_INSTRUCTIONS TO FOLLOW_. Restate, exactly and only, the lines from the first through the line containing "(0,0) rectangle (1433,1068);".

>> begin STORED DATA

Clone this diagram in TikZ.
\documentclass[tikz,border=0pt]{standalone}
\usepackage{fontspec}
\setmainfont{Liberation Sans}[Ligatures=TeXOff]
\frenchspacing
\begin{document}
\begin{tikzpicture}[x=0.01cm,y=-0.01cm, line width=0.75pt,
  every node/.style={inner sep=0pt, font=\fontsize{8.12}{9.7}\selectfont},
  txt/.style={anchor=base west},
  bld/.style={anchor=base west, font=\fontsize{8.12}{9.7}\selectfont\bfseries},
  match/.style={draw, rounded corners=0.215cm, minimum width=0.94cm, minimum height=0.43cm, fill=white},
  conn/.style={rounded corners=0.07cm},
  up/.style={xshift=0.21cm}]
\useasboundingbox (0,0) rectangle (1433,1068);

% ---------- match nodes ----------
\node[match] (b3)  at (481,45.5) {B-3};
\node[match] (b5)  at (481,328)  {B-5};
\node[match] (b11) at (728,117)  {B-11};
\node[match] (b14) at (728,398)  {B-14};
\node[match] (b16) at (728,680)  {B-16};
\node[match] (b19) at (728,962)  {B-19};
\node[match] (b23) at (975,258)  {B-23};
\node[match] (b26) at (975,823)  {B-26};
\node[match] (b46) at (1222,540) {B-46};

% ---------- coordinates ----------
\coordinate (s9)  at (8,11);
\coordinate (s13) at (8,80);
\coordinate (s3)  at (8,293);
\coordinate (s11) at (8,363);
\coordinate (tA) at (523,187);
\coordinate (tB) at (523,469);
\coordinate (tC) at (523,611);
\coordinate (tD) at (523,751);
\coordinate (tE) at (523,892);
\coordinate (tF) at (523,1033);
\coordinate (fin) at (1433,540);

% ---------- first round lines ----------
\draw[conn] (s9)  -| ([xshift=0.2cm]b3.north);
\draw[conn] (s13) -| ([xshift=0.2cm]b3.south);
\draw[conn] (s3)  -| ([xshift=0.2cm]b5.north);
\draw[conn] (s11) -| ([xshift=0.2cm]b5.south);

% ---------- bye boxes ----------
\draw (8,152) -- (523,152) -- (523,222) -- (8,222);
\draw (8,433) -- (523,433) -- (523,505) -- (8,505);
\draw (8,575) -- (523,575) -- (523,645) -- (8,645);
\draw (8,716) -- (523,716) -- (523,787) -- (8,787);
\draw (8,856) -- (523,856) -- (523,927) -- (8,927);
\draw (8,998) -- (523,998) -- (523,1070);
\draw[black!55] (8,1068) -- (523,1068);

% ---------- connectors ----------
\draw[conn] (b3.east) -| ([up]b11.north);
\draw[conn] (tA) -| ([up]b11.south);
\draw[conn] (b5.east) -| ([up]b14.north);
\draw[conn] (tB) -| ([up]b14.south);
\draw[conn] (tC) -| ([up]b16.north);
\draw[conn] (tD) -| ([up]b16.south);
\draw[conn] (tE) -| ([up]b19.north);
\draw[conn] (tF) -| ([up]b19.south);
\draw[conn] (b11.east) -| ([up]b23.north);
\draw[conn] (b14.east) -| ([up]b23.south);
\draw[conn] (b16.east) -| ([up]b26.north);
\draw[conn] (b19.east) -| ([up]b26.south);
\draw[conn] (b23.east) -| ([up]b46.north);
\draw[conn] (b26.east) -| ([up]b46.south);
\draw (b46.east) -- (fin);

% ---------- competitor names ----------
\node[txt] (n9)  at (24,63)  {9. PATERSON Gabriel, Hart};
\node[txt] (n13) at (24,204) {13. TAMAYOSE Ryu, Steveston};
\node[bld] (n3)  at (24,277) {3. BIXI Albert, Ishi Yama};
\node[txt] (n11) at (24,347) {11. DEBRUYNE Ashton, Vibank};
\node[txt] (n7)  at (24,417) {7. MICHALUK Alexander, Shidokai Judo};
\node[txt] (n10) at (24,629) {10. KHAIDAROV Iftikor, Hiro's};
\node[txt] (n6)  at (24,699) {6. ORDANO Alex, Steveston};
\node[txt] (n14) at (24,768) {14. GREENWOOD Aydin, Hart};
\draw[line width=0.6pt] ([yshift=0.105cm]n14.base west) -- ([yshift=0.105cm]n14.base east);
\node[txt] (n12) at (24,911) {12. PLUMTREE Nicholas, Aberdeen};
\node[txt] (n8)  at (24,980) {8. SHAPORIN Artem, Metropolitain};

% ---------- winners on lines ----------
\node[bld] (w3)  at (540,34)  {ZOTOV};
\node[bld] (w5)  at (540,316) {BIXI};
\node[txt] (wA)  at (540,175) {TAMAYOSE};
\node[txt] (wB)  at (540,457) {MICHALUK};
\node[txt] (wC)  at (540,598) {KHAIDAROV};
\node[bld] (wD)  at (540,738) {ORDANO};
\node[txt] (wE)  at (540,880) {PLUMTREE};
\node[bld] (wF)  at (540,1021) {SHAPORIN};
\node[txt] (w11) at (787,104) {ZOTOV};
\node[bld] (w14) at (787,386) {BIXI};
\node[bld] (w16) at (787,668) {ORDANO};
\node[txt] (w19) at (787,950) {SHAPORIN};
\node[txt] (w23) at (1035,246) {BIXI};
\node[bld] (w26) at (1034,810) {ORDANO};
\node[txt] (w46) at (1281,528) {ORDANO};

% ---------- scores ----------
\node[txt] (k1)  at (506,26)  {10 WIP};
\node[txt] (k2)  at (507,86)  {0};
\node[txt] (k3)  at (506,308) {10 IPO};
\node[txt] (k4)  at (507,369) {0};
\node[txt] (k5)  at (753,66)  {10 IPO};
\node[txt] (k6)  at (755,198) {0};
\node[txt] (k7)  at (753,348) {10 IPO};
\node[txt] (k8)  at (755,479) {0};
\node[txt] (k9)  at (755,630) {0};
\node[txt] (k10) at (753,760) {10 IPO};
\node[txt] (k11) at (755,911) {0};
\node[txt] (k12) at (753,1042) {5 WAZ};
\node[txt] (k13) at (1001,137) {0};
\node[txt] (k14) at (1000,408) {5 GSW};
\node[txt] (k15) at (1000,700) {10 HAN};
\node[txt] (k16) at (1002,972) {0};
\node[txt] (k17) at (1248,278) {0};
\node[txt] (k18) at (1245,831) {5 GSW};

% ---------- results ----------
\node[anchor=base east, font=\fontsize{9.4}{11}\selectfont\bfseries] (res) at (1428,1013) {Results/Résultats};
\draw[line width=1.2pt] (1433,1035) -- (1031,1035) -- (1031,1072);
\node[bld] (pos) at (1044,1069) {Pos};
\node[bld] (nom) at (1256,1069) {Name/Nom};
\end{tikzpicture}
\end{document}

>> end STORED DATA

_TASK OUTPUT_.
Clone this diagram in TikZ.
\documentclass[tikz,border=0pt]{standalone}
\usepackage{fontspec}
\setmainfont{Liberation Sans}[Ligatures=TeXOff]
\frenchspacing
\begin{document}
\begin{tikzpicture}[x=0.01cm,y=-0.01cm, line width=0.75pt,
  every node/.style={inner sep=0pt, font=\fontsize{8.12}{9.7}\selectfont},
  txt/.style={anchor=base west},
  bld/.style={anchor=base west, font=\fontsize{8.12}{9.7}\selectfont\bfseries},
  match/.style={draw, rounded corners=0.215cm, minimum width=0.94cm, minimum height=0.43cm, fill=white},
  conn/.style={rounded corners=0.07cm},
  up/.style={xshift=0.21cm}]
\useasboundingbox (0,0) rectangle (1433,1068);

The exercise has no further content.